Obtendo a preço de muita luta e suor esse novo direito, surgiu o princípio liberal, como uma doutrina filosófica que buscava incidir nos fundamentos da política e estimular a formação da legalização e particularização dos direitos subjetivos, como estudaremos a seguir. O Liberalismo, composto de uma série de idéias que tiveram gestação no Iluminismo e seus grandes pensadores. Surgiram uma série de direitos subjetivos, e o governo teve de reconhecer a existência de impedimentos a sua atuação. Isso não quer dizer que o Liberalismo Político tenha resolvido todos os problemas do Estado, sido capaz de sanar todas as dificuldades da Administração Pública; no imo do Estado Liberal, ainda residiam sérios problemas, mas que nada eram comparados com as crises do período anterior. É que nenhum sistema político é perfeito e a tendência da humanidade é seguir o princípio do progresso, mas mesmo este é lento, e por isso o Direito tende a se tornar cada vez mais sofisticado à medida que o tempo passa e se notam as falhas das teorias políticas. Isso, porém, não nos dá o direito de renegar a fundamental priorização de novos interesses ocorrida na doutrina liberal, estimulada e surgida em John Locke e fomentada na Revolução Francesa. Diz André Copetti que:

Mas foi na França, em reação aos ordenamentos medievais e absolutistas, à sua pluralidade de poderes concorrentes e à oposição histórica e secular entre a liberdade do indivíduo e o absolutismo do monarca, que se estruturou de forma mais completa o Estado Liberal de Direito, no qual se refletiu a pugna da liberdade e da propriedade contra o despotismo na área continental européia. (Copetti, 2000, p.53).

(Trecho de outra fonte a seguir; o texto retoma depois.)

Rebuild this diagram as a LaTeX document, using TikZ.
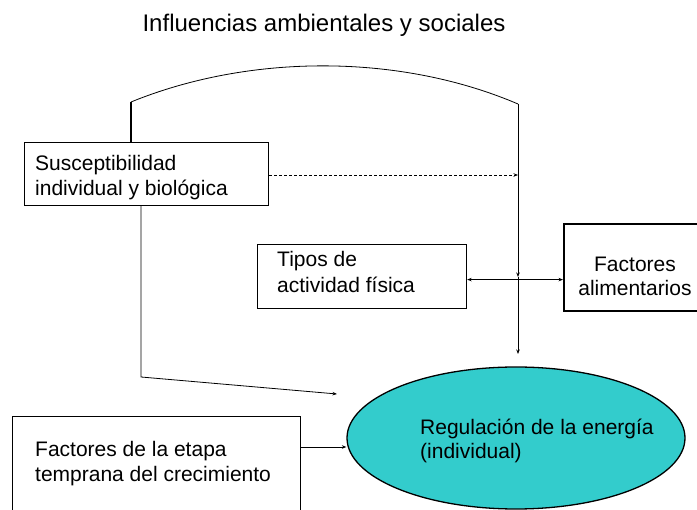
\documentclass[tikz,border=0pt]{standalone}
\usepackage{fontspec}
\setmainfont{Liberation Sans}
\usetikzlibrary{shapes.geometric,arrows.meta}
\definecolor{ellfill}{HTML}{33CCCC}
\begin{document}
\begin{tikzpicture}[x=1pt,y=-1pt,
  box/.style={draw,line width=1.2pt,inner sep=0,anchor=north west},
  txt/.style={anchor=base west,align=left,inner sep=0,font=\fontsize{21}{25}\selectfont},
  conn/.style={line width=0.8pt},
  arr/.style={-{Stealth[length=4.5pt,width=3.5pt]}},
  darr/.style={{Stealth[length=4.5pt,width=3.5pt]}-{Stealth[length=4.5pt,width=3.5pt]}}]
\useasboundingbox (0,0) rectangle (697,510);
% boxes
\node[box,minimum width=244pt,minimum height=63pt] (S) at (24,142) {};
\node[box,minimum width=209pt,minimum height=64pt] (T) at (257,244) {};
\node[box,line width=2pt,minimum width=144pt,minimum height=87pt] (F) at (563,223) {};
\node[box,minimum width=288pt,minimum height=110pt] (E) at (12,416) {};
\node[ellipse,draw,fill=ellfill,line width=1.3pt,inner sep=0,minimum width=338pt,minimum height=142pt] (R) at (516,438) {};
% texts (anchor base = baseline of the last line)
\node[txt,font=\fontsize{24}{28}\selectfont,anchor=base] (title) at (324,32) {Influencias ambientales y sociales};
\node[txt] (st) at (35,196) {Susceptibilidad\\individual y biológica};
\node[txt,font=\fontsize{21}{26}\selectfont] (tt) at (277,293) {Tipos de\\actividad física};
\node[txt,align=center,anchor=base,font=\fontsize{21}{24}\selectfont] (ft) at (635,296) {Factores\\alimentarios};
\node[txt,font=\fontsize{21}{24}\selectfont] (rt) at (420,459) {Regulación de la energía\\(individual)};
\node[txt] (et) at (35,482) {Factores de la etapa\\temprana del crecimiento};
% connectors
\coordinate (top) at (131,102);
\coordinate (arcend) at (518,104);
\coordinate (cross) at (518,277);
\coordinate (vend) at (518,354);
\draw[line width=2pt] (S.north -| top) -- (top);
\draw[conn] (top) .. controls (250,53.5) and (400,53.5) .. (arcend);
\draw[conn,arr] (arcend) -- (cross);
\draw[conn,arr] (cross) -- (vend);
\coordinate (dstart) at ([yshift=-33pt]S.north east);
\draw[conn,dash pattern=on 3pt off 2pt,arr] (dstart) -- (dstart -| cross);
\coordinate (bend) at (141,377);
\coordinate (send) at (337,394);
\draw[conn,arr] (S.south -| bend) -- (bend) -- (send);
\coordinate (tip) at ([yshift=-3pt]T.east);
\draw[conn,darr] (tip) -- (tip -| F.west);
\coordinate (ea) at ([yshift=-31pt]E.north east);
\draw[conn,arr] (ea) -- (ea -| R.west);
\end{tikzpicture}
\end{document}
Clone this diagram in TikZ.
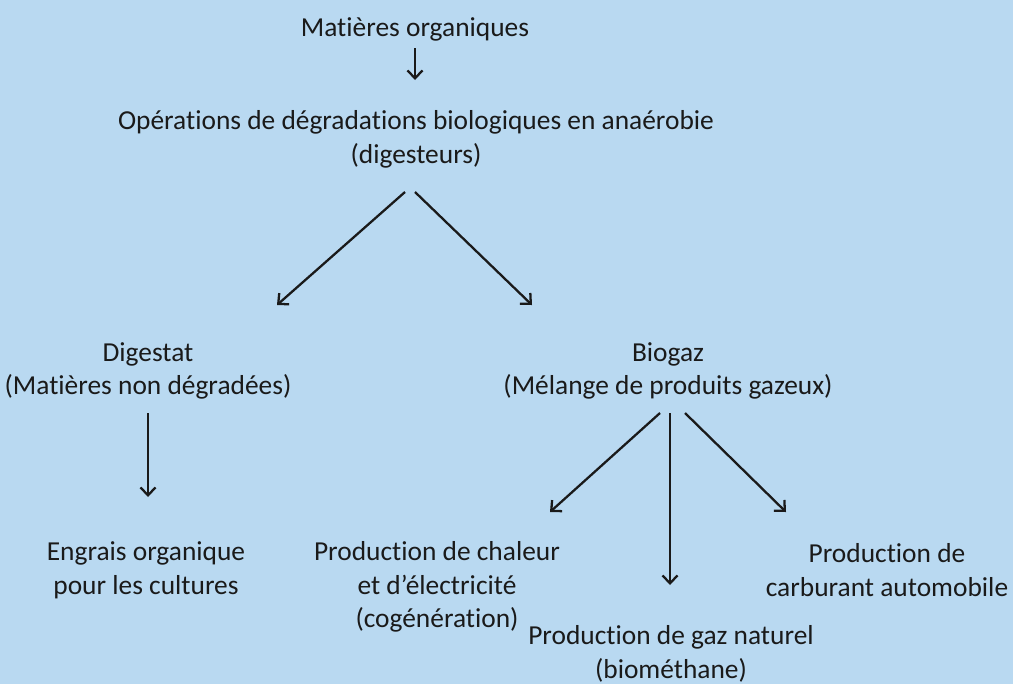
\documentclass[tikz,border=0pt]{standalone}
\usepackage{fontspec}
\setmainfont{Carlito}[Ligatures=NoCommon]
\usetikzlibrary{calc,arrows.meta}
\definecolor{skyblue}{HTML}{B9D9F1}
\definecolor{ink}{HTML}{1A1A1A}

\begin{document}
\begin{tikzpicture}[x=0.02cm,y=-0.02cm,font=\fontsize{15.6}{19.2}\selectfont,
  every node/.style={align=center,inner sep=0pt,text=ink},
  arr/.style={ink,line width=1.3pt,-{Straight Barb[length=4.5pt,width=8.5pt]}}]
  \fill[skyblue] (0,0) rectangle (1013,684);
  % top of the chain
  \node (orga) at (415,29) {Matières organiques};
  \node (oper) at (416,139) {Opérations de dégradations biologiques en anaérobie\\(digesteurs)};
  % the two products
  \node (dig) at (148,371) {Digestat\\(Matières non dégradées)};
  \node (bio) at (668,371) {Biogaz\\(Mélange de produits gazeux)};
  % uses
  \node (engr) at (146,570) {Engrais organique\\pour les cultures};
  \node (chal) at (437,587) {Production de chaleur\\et d’électricité\\(cogénération)};
  \node (gaz) at (671,654) {Production de gaz naturel\\(biométhane)};
  \node (carb) at (887,570) {Production de\\carburant automobile};
  \draw[arr] ($(orga)+(0,19)$) -- ($(oper)+(-1,-59)$);
  \draw[arr] ($(oper)+(-11,53)$) -- ($(dig)+(129,-66)$);
  \draw[arr] ($(oper)+(-1,53)$) -- ($(bio)+(-136,-66)$);
  \draw[arr] ($(dig)+(0,42)$) -- ($(engr)+(2,-73)$);
  \draw[arr] ($(bio)+(-8,42)$) -- ($(chal)+(113,-75)$);
  \draw[arr] ($(bio)+(2,42)$) -- ($(gaz)+(-1,-69)$);
  \draw[arr] ($(bio)+(17,42)$) -- ($(carb)+(-101,-58)$);
\end{tikzpicture}
\end{document}
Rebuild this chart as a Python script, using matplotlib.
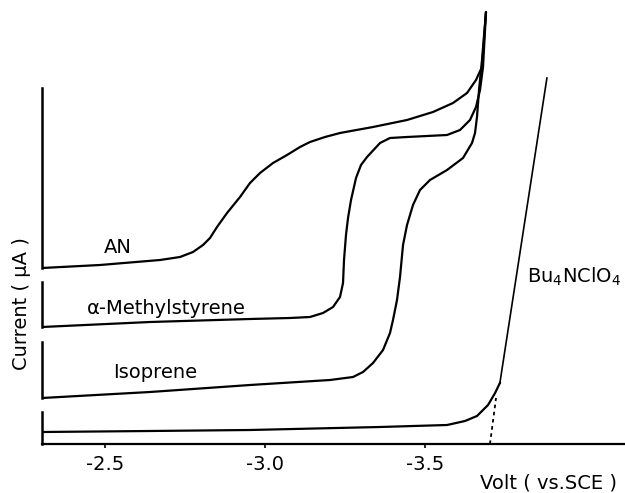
import matplotlib
matplotlib.use("Agg")
from matplotlib import pyplot as plt

# potential in V vs SCE, current in arbitrary units (each curve offset)
an_v = [-2.3031, -2.4844, -2.6719, -2.7344, -2.775, -2.8063, -2.8281, -2.85, -2.8813, -2.9219,
        -2.9531, -2.9844, -3.025, -3.0688, -3.1094, -3.1406, -3.1875, -3.2344, -3.3375, -3.4438,
        -3.525, -3.5875, -3.6313, -3.6594, -3.6781, -3.6906]
an_i = [4.40, 4.475, 4.60, 4.675, 4.80, 4.975, 5.15, 5.425, 5.775, 6.175,
        6.525, 6.775, 7.025, 7.225, 7.425, 7.55, 7.675, 7.775, 7.925, 8.10,
        8.30, 8.525, 8.775, 9.10, 9.425, 10.80]

ms_v = [-2.3031, -2.6406, -2.9531, -3.0781, -3.1406, -3.1813, -3.2125, -3.2344, -3.2438, -3.2469,
        -3.2531, -3.2594, -3.2688, -3.2844, -3.30, -3.3188, -3.3594, -3.3906, -3.4438, -3.5688,
        -3.6094, -3.6406, -3.6594, -3.6719, -3.6813, -3.6906]
ms_i = [2.925, 3.05, 3.125, 3.15, 3.175, 3.275, 3.425, 3.675, 4.025, 4.60,
        5.225, 5.65, 6.10, 6.65, 6.975, 7.175, 7.525, 7.65, 7.675, 7.725,
        7.85, 8.10, 8.425, 8.85, 9.425, 10.80]

iso_v = [-2.3031, -2.6406, -2.9531, -3.2031, -3.275, -3.3063, -3.3375, -3.3688, -3.3906, -3.40,
         -3.4125, -3.4219, -3.4313, -3.4438, -3.4625, -3.4844, -3.5156, -3.5688, -3.6188, -3.6469,
         -3.6563, -3.6625, -3.6688, -3.6781, -3.6906]
iso_i = [1.15, 1.30, 1.475, 1.60, 1.675, 1.80, 2.025, 2.35, 2.775, 3.10,
         3.60, 4.175, 4.975, 5.475, 5.975, 6.35, 6.60, 6.85, 7.15, 7.525,
         7.775, 8.175, 8.85, 9.60, 10.80]

bu_v = [-2.3031, -2.641, -2.953, -3.359, -3.569, -3.625, -3.6625, -3.697, -3.719, -3.734, -3.881]
bu_i = [0.30, 0.325, 0.35, 0.425, 0.475, 0.575, 0.70, 0.975, 1.275, 1.525, 9.15]

# extrapolated onset of the background (dotted)
bu_tan_v = [-3.703, -3.722]
bu_tan_i = [0.0, 1.15]

# left current scale bar of each trace (bottom, top)
bars = {"AN": (4.40, 8.90), "ms": (2.925, 4.05), "iso": (1.15, 2.55), "bu": (0.0, 0.80)}

xticks = [-2.5, -3.0, -3.5]
xticklabels = ["-2.5", "-3.0", "-3.5"]

fig = plt.figure(figsize=(6.25, 4.93), dpi=100)
ax = fig.add_axes([42 / 625, 49 / 493, 583 / 625, 444 / 493])
v0 = -2.3031

for v, i in [(an_v, an_i), (ms_v, ms_i), (iso_v, iso_i)]:
    ax.plot(v, i, color="black", lw=1.6, solid_capstyle="round", solid_joinstyle="round")
ax.plot(bu_v[:-1], bu_i[:-1], color="black", lw=1.6, solid_joinstyle="round")
ax.plot(bu_v[-2:], bu_i[-2:], color="black", lw=1.2)
ax.plot(bu_tan_v, bu_tan_i, color="black", lw=1.3, ls=(0, (2, 2)))

for lo, hi in bars.values():
    ax.plot([v0, v0], [lo, hi], color="black", lw=1.8, clip_on=False)

ax.set_xlim(v0, -4.125)
ax.set_ylim(0, 11.1)
for s in ["top", "right", "left"]:
    ax.spines[s].set_visible(False)
ax.spines["bottom"].set_linewidth(1.6)
ax.set_yticks([])
ax.set_xticks(xticks)
ax.set_xticklabels(xticklabels, fontsize=14)
ax.tick_params(axis="x", direction="out", length=3, width=1.2, pad=5)

ax.text(-2.541, 4.9, "AN", fontsize=14, ha="center", va="center")
ax.text(-2.691, 3.4, "α-Methylstyrene", fontsize=14, ha="center", va="center")
ax.text(-2.656, 1.8, "Isoprene", fontsize=14, ha="center", va="center")
ax.text(-3.819, 4.175, "Bu$_4$NClO$_4$", fontsize=14, ha="left", va="center")

fig.text(548 / 625, 1 - 483 / 493, "Volt ( vs.SCE )", fontsize=14, ha="center", va="center")
fig.text(22 / 625, 1 - 304 / 493, "Current ( μA )", fontsize=14, rotation=90,
         ha="center", va="center")

fig.savefig("out.png", dpi=100)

É nesse sentido que devemos compreender o princípio do Liberalismo como uma doutrina que teve repercussões políticas, econômicas e jurídicas, fundamentando uma nova maneira de conceber as relações jurídicas entre o Estado e os governados. Ainda devemos realçar, em relação ao Liberalismo, a sua dupla face, tanto política quanto econômica, e também as suas principais características, tais como a liberdade, o individualismo, o capitalismo, a propriedade e a legalidade. Baseado nessas características, o Liberalismo gerou a reestruturação do Estado e a recontextualização do significado ontológico da filosofia política, amoldando a realidade social em novos prismas, dentro de um enfoque privatista e elitista, ensejando o desenvolvimento de novas doutrinas políticas nos séculos subseqüentes, lembrando um gérmen da democracia, assim como a Magna Carta de 1215 foi uma semente do constitucionalismo, e a Revolução Francesa de 1789 foi a terra no qual se alojou a semente do Liberalismo político e econômico, com sua visão renovadora.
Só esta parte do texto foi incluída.